Grieving parents finally get apology from maid agent
Even today, 56-year-old Mr Lee Kai Yam still takes the lift from his fourth-floor home to the 16th floor nearly every night.
He would stand for hours at the spot where his 12-year-old daughter Linda was flung to her death by the family's 16-year- old Indonesian maid in 2010. One thought would repeat in his head: How much fear did his daughter feel at that moment?
In 2012, the maid, Nurhayati, was found guilty of culpable homicide and sentenced to 20 years in jail. But Mr Lee always maintained that the agency that supplied the underage maid should bear its share of responsibility.
Yesterday, he and his 50-year-old wife finally got the apology they were fighting for.
Mr Ong Kian Wah, a consultant of the now-defunct Maid Link agency, stood up in court and said: "We sincerely apologise for the loss of your daughter. We are also saddened by this incident. We hope you can forgive us and have peace in your heart." Beside him was his daughter Charmaine Ong Meiyi, who was sole proprietor of the firm.
The apology was part of the settlement agreed on by both parties. The Ongs will also pay the couple $50,000 over nine monthly instalments.
But for Mr Lee, it was never about the money. "There are many families here who rely on maids to take care of their children," he told The Straits Times.
"Agents must exercise due diligence in checking the age of maids and ensure they are capable enough to meet the needs of their employers."
Linda had scoliosis - a curved spine - and was slow in her speech and movement. Two weeks after Nurhayati started working for the family in October 2010, Mr Lee found that she did not have the maturity needed to care for Linda, despite documents listing her as being 24 years old.
He went back to the agency to ask for her to be replaced.
But Mr Ong told him she came from a poor family and needed the job. He pleaded with Mr Lee to give her a chance.
Out of sympathy, Mr Lee took her home again.
Less than a week later, on the morning of Nov 24, when Mr Lee had left for work and while his wife was sleeping, Nurhayati carried Linda to the 16th floor of their block in Hougang.
After Linda's death, he wrote to more than 20 lawyers. He wanted the agency to answer how a 16-year-old girl could have been passed off as a 24-year-old maid. Only one lawyer, Mr Chia Boon Teck, replied.
Mr Chia told The Straits Times he remembered reading about Mr Lee and called him down for an interview. When he decided to take on the case on a pro bono basis, he said Mr Lee broke down and cried.
Yesterday, District Judge Koh Juay Kherng asked Mr Ong and his daughter if either was still running a maid agency, then reminded them about guidelines set by the Ministry of Manpower.
"I hope that the guidelines are adhered to strictly in future. You might have no control over what happened, but if you had done what needed to be done, this incident may not have happened," he said.
Maids have to be at least 23 before they can work here.

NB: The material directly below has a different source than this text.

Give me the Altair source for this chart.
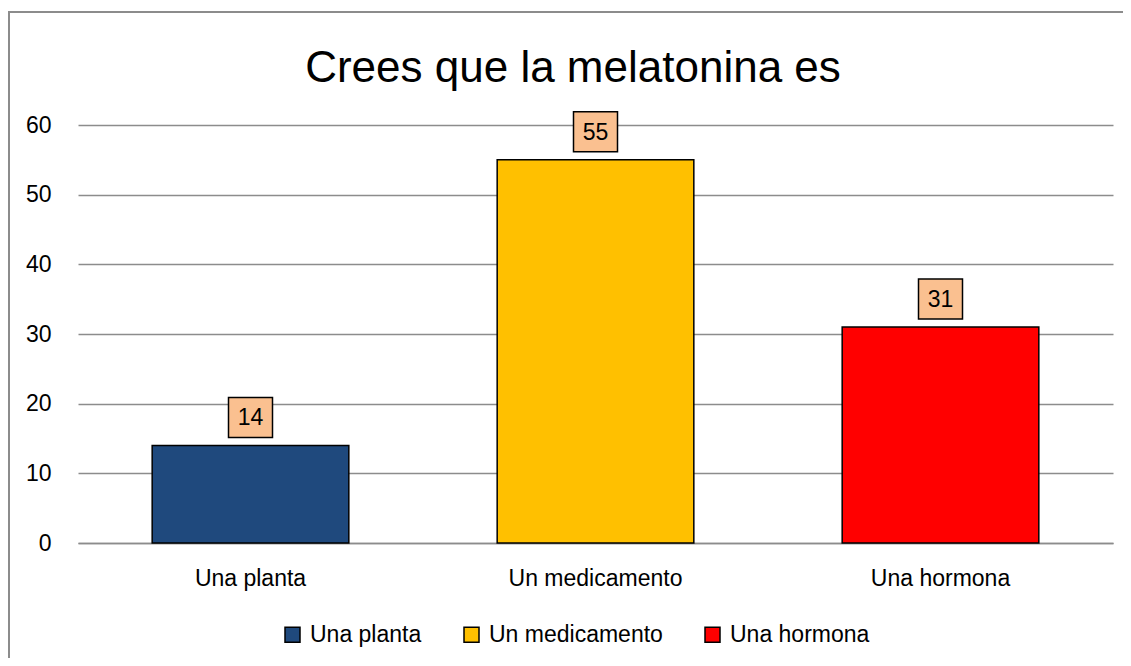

The Straits Times found that after Maid Link's licence was revoked in January 2011, Mr Ong moved to Maids and Manpower Agency in Katong Shopping Centre. He is now a shareholder of Pertama Employment Agency at the same mall.
After addressing the Ongs, the judge turned to the couple and said: "The court offers its condolences as well, and hope that with this, you can move on to the next stage of your life."
It will not be easy.
Mr Lee, a crane driver, told The Straits Times that Linda had brought him and his wife, a store cashier, so much joy when she was born. Their first child died of asthma when he was 15 months old.
With their income of less than $3,000 a month, they lived a frugal life in order to give as much as they could to Linda. For instance, they bought a large LCD TV on hire purchase as she loved watching the children's show Hi-5.
Said Mr Lee: "We can't bear to switch on the TV as it would remind us of Linda.
"My wife still hides and cries in our bedroom."